The doe’s foot – a block of wood with a “V” cut into it – is one of the most versatile and cheap appliances for your workbench. I have an article about this little gizmo coming up in the next issue of Popular Woodworking Magazine (look for it in the November 2017 issue, or perhaps subscribe).
I work with a lot of odd-shaped parts, especially when I build chairs. These components can be curved and comprise compound angles. No tail vise could hold them. Face vises marr them (no matter what your jaws are lined with). And clamping them to the benchtop is unwieldy.
Many times, the solution is a doe’s foot or two.
A Doe’s Foot in Use
Last week as I finished up a chair commission I had to plane the long edges of the chair’s crest rail without damaging the piece. Clamping it in the face vise dings up a crest unless it is swaddled in thick felt (which I did not have). Clamping this between dogs was impossible because the ends of the crest are compound angles. If I wanted the dogs to grip the work I was going to have to damage the work by cranking the tail vise hard.

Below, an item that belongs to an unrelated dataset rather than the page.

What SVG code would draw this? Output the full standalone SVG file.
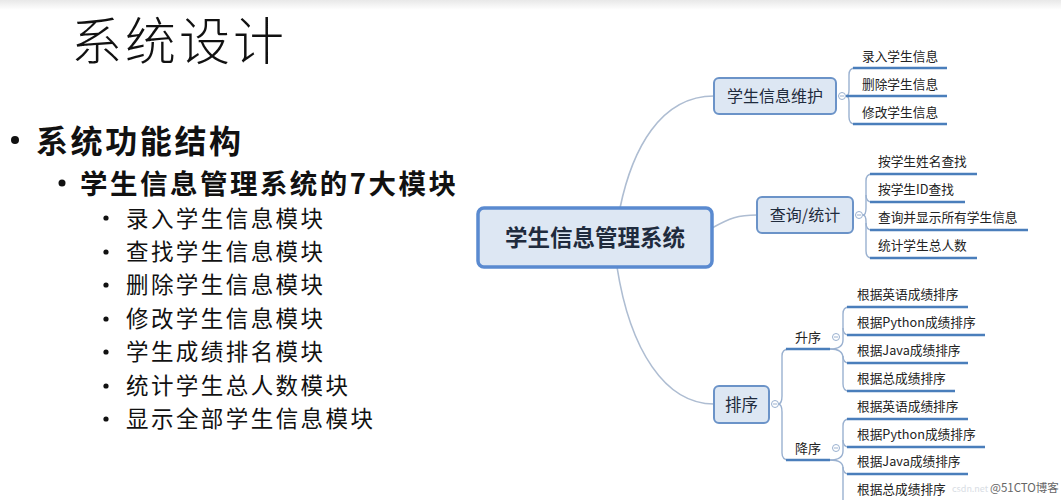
<svg xmlns="http://www.w3.org/2000/svg" width="1061" height="500" viewBox="0 0 1061 500">
<defs>
<linearGradient id="topfade" x1="0" y1="0" x2="0" y2="1">
<stop offset="0" stop-color="#e8e8e8"/>
<stop offset="1" stop-color="#ffffff"/>
</linearGradient>
</defs>
<style>
.slide{font-family:"Noto Sans CJK SC","Liberation Sans",sans-serif;fill:#111}
.title{font-size:51px;font-weight:300}
.l1{font-size:32px;font-weight:bold}
.l2{font-size:27.5px;font-weight:bold}
.l3{font-size:22.5px}
.dot{fill:#111}
.node rect{fill:#dde7f3;stroke:#6b93c8;stroke-width:2}
.root rect{fill:#dde7f3;stroke:#5a8ad0;stroke-width:3.5}
.nt{font-family:"Noto Sans CJK SC","Liberation Sans",sans-serif;fill:#1f2b3d;text-anchor:middle}
.leaf{font-family:"Noto Sans CJK SC","Liberation Sans",sans-serif;font-size:12.7px;fill:#222}
.ul{stroke:#4a7ebb;stroke-width:2.5;fill:none}
.br{stroke:#9ab1d0;stroke-width:1.4;fill:none}
.main{stroke:#aebdd2;stroke-width:1.6;fill:none}
.tog circle{fill:#fff;stroke:#9ab1d0;stroke-width:1}
.tog line{stroke:#9ab1d0;stroke-width:1}
</style>
<rect width="1061" height="500" fill="#fff"/>
<rect width="1061" height="10" fill="url(#topfade)"/>

<g id="slide-text" class="slide">
<text class="title" x="71" y="60" textLength="213" lengthAdjust="spacing">系统设计</text>
<circle class="dot" cx="15" cy="140" r="4"/>
<text class="l1" x="36" y="153" textLength="205" lengthAdjust="spacing">系统功能结构</text>
<circle class="dot" cx="62" cy="183" r="3.5"/>
<text class="l2" x="80" y="194" textLength="376" lengthAdjust="spacing">学生信息管理系统的7大模块</text>
<g>
<circle class="dot" cx="106" cy="218" r="2.6"/>
<text class="l3" x="126" y="226.5" textLength="197" lengthAdjust="spacing">录入学生信息模块</text>
<circle class="dot" cx="106" cy="252" r="2.6"/>
<text class="l3" x="126" y="260" textLength="197" lengthAdjust="spacing">查找学生信息模块</text>
<circle class="dot" cx="106" cy="285" r="2.6"/>
<text class="l3" x="126" y="293" textLength="197" lengthAdjust="spacing">删除学生信息模块</text>
<circle class="dot" cx="106" cy="319" r="2.6"/>
<text class="l3" x="126" y="327" textLength="197" lengthAdjust="spacing">修改学生信息模块</text>
<circle class="dot" cx="106" cy="352" r="2.6"/>
<text class="l3" x="126" y="360" textLength="197" lengthAdjust="spacing">学生成绩排名模块</text>
<circle class="dot" cx="106" cy="386" r="2.6"/>
<text class="l3" x="126" y="394" textLength="222" lengthAdjust="spacing">统计学生总人数模块</text>
<circle class="dot" cx="106" cy="419" r="2.6"/>
<text class="l3" x="126" y="427" textLength="247" lengthAdjust="spacing">显示全部学生信息模块</text>
</g>
</g>

<g id="connectors">
<path class="main" d="M620,208 C632,150 660,96 714,96"/>
<path class="main" d="M712,228 C730,218 738,215 757,215"/>
<path class="main" d="M617,267 C630,350 665,404 714,404"/>
<path class="br" d="M846,96 Q849,96 849,90 V75 Q849,68 855,68"/>
<path class="br" d="M846,96 Q849,96 849,102 V117 Q849,124 855,124"/>
<path class="ul" d="M846,96 H947"/>
<path class="ul" d="M853,68 H947"/>
<path class="ul" d="M853,124 H947"/>
<path class="br" d="M863,215 Q866,215 866,208 V181 Q866,174 872,174"/>
<path class="br" d="M866,195 Q866,202 872,202"/>
<path class="br" d="M863,215 Q866,215 866,222 V251 Q866,258 872,258"/>
<path class="br" d="M866,223 Q866,230 872,230"/>
<path class="ul" d="M870,174 H977"/>
<path class="ul" d="M870,202 H965"/>
<path class="ul" d="M870,230 H1028"/>
<path class="ul" d="M870,258 H977"/>
<path class="br" d="M778,404 Q782,404 782,396 V356 Q782,349 789,349"/>
<path class="br" d="M778,404 Q782,404 782,412 V453 Q782,460 789,460"/>
<path class="ul" d="M786,349 H830"/>
<path class="ul" d="M786,460 H830"/>
<path class="br" d="M830,349 Q843,349 843,340 V314 Q843,307 849,307"/>
<path class="br" d="M843,328 Q843,335 849,335"/>
<path class="br" d="M830,349 Q843,349 843,358 V384 Q843,391 849,391"/>
<path class="br" d="M843,356 Q843,363 849,363"/>
<path class="ul" d="M847,307 H968"/>
<path class="ul" d="M847,335 H985"/>
<path class="ul" d="M847,363 H968"/>
<path class="ul" d="M847,391 H955"/>
<path class="br" d="M830,460 Q843,460 843,451 V426 Q843,419 849,419"/>
<path class="br" d="M843,440 Q843,447 849,447"/>
<path class="br" d="M830,460 Q843,460 843,468 V500"/>
<path class="br" d="M843,467 Q843,474 849,474"/>
<path class="ul" d="M847,419 H968"/>
<path class="ul" d="M847,447 H985"/>
<path class="ul" d="M847,474 H968"/>
<path class="ul" d="M847,502 H955"/>
</g>

<g id="toggles" class="tog">
<circle cx="842" cy="96" r="3.5"/><line x1="840" y1="96" x2="844" y2="96"/>
<circle cx="859" cy="215" r="3.5"/><line x1="857" y1="215" x2="861" y2="215"/>
<circle cx="775" cy="404" r="3.5"/><line x1="773" y1="404" x2="777" y2="404"/>
<circle cx="836" cy="337" r="3.5"/><line x1="834" y1="337" x2="838" y2="337"/>
<circle cx="836" cy="448" r="3.5"/><line x1="834" y1="448" x2="838" y2="448"/>
</g>

<g id="node-root" class="root">
<rect x="478" y="208" width="234" height="59" rx="6"/>
<text class="nt" x="595" y="246" font-size="22.5" font-weight="bold" fill="#2e4566">学生信息管理系统</text>
</g>
<g id="node-maint" class="node">
<rect x="714" y="78" width="122" height="36" rx="5"/>
<text class="nt" x="775" y="102" font-size="16">学生信息维护</text>
</g>
<g id="node-query" class="node">
<rect x="757" y="197" width="96" height="36" rx="5"/>
<text class="nt" x="805" y="221" font-size="16">查询/统计</text>
</g>
<g id="node-sort" class="node">
<rect x="714" y="386" width="55" height="37" rx="5"/>
<text class="nt" x="741.5" y="411" font-size="16.5">排序</text>
</g>

<g id="leaves-maint" class="leaf">
<text x="862" y="61">录入学生信息</text>
<text x="862" y="89">删除学生信息</text>
<text x="862" y="117">修改学生信息</text>
</g>
<g id="leaves-query" class="leaf">
<text x="878" y="166">按学生姓名查找</text>
<text x="878" y="194">按学生ID查找</text>
<text x="878" y="222">查询并显示所有学生信息</text>
<text x="878" y="250">统计学生总人数</text>
</g>
<g id="node-asc" class="leaf">
<text x="795" y="342" font-size="13">升序</text>
</g>
<g id="node-desc" class="leaf">
<text x="795" y="453" font-size="13">降序</text>
</g>
<g id="leaves-asc" class="leaf">
<text x="857" y="299">根据英语成绩排序</text>
<text x="857" y="327">根据Python成绩排序</text>
<text x="857" y="355">根据Java成绩排序</text>
<text x="857" y="383">根据总成绩排序</text>
</g>
<g id="leaves-desc" class="leaf">
<text x="857" y="411">根据英语成绩排序</text>
<text x="857" y="439">根据Python成绩排序</text>
<text x="857" y="466">根据Java成绩排序</text>
<text x="857" y="494">根据总成绩排序</text>
</g>

<g id="watermark" font-family="Noto Sans CJK SC, Liberation Sans, sans-serif">
<text x="952" y="492" font-size="9" fill="#d8dde4">csdn.net</text>
<text x="990" y="492" font-size="11.5" fill="#666">@51CTO博客</text>
</g>
</svg>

There are lots of ways to hold a crest that involve handscrews and clamps. But I’m always looking for a simpler solution. I want a solution that won’t mark the work.
Using two doe’s feet was the answer. One in front of the work and one behind. These two appliances captured the crest without marking it. It was easy to plane the edges clean.
I now have six of these doe’s foot appliances stacked below my bench, ranging in thickness from 1/8” to 1”. They are humble and beaten-up pieces of wood, but they are remarkably useful.